NTU Expresses Concern With Proposed North Carolina Tax Rules

North Carolina Department of Revenue
Lennie Collins
Director
Income Tax Division
PO Box 871
Raleigh, NC 27602

Director Collins,

On October 3, 2016, the North Carolina Department of Revenue (NCDOR) proposed  new administrative rules (Proposed Rules) in the North Carolina Register pursuant to the authority granted by  section 38.4 of H 1030 (S.L. 2016-94). If the Proposed Rules stand, they would implement a market-based sourcing for apportionment purposes.

On behalf of National Taxpayers Union’s (NTU) North Carolina members, I urge you to reject the Proposed Rules on market-based sourcing regulations. Specifically, NTU has deep reservations about the proposal’s shift to an audience-based corporate tax apportionment system.

Over the last couple years, North Carolina has led the way in simplifying its tax code by broadening the tax base and lowering marginal tax rates. On January 1, 2017, the state’s corporate income tax will drop an additional point – from 4 percent to 3 percent. These changes have made the state’s tax system more competitive, which has paid enormous dividends for the state.  Despite these positive steps, NCDOR’s Proposed Rules would take the state backward, particularly with respect to its corporate income tax.

Before explaining the defects with NCDOR’s Proposed Rules, it is important to highlight the process by which content is largely delivered in the 21st century. Content creators – NBC Universal, for instance – produce content such as television programs. The content creators then contract with distributors – local affiliates, or Internet distributors such as Hulu or Neflix –  to market and deliver the content to viewing audience, i.e., consumers. Content creators are simply manufacturers and wholesalers, while intermediaries distribute content directly to consumers.

NCDOR’s proposed audience-based apportionment of corporate income taxes to content providers is outdated and unworkable. The framework for this archaic approach as applied to content providers was first conceived in 1957 as part of the Uniform Division of Income for Tax Purposes Act (UDITPA). Given the rapid advances in technology, UDITPA’s treatment of content providers, as proposed by NCDOR, fails to properly account for such changes. If implemented, North Carolina would join only Massachusetts to embrace this antiquated method in recent years.

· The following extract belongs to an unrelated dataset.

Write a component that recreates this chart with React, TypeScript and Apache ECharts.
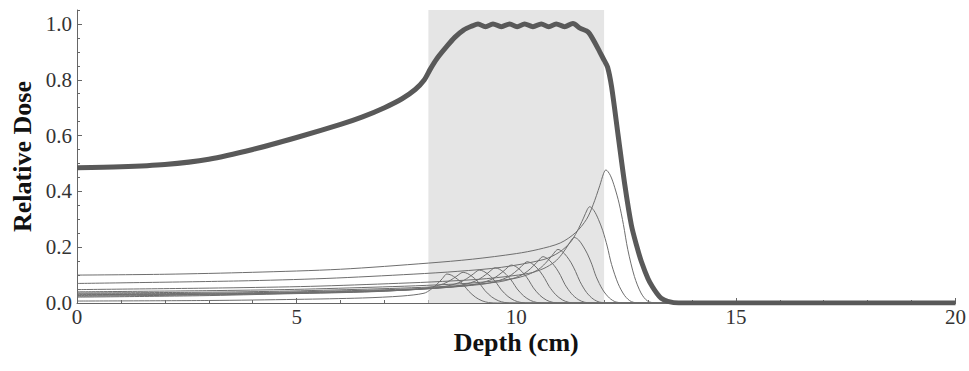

Using the audience-based method is flawed for two primary reasons. First, according to Richard Pomp, a tax law professor at the University of Connecticut School of Law, the audience-based method of apportionment is “defective because it conflates the advertiser’s market with that of the content providers. The audience factor attempts to calculate the percentage of viewers by state, but these viewers are not the customers of the content providers. … [T]hey are customers of: the local broadcast affiliates; the local cable affiliates; the Internet distributors like Hulu, Vudu, RIM, Amazon, Google, Yahoo, Apple, or Netflix; or satellite distributors like Dish TV or DirecTV.”  In short, content providers create content, but do not deliver the content to the consumers; distributors deliver content to consumers.  

Additionally, compliance and administrability are significant hurdles inherent in the Proposed Rules. Again, because content creators contract with distributors, who then contract with consumers for delivery of content, content creators do not have a direct relationship with the viewing audience. As a consequence, content creators do not have the requisite information – billing information, for instance – about the location of the consumers of the content in order to determine their tax liability. By and large, content creators derive no revenue directly from viewers.

NTU is thankful for North Carolina’s positive contributions to pro-growth tax reform over the last few years. The Tar Heel State’s bold, comprehensive tax reform is truly a model worth emulating for other states. Adopting an audience-based approach to apportionment would be a retreat from the otherwise positive changes you have enacted recently. Accordingly, NTU strongly urges you to reject the Proposed Rules.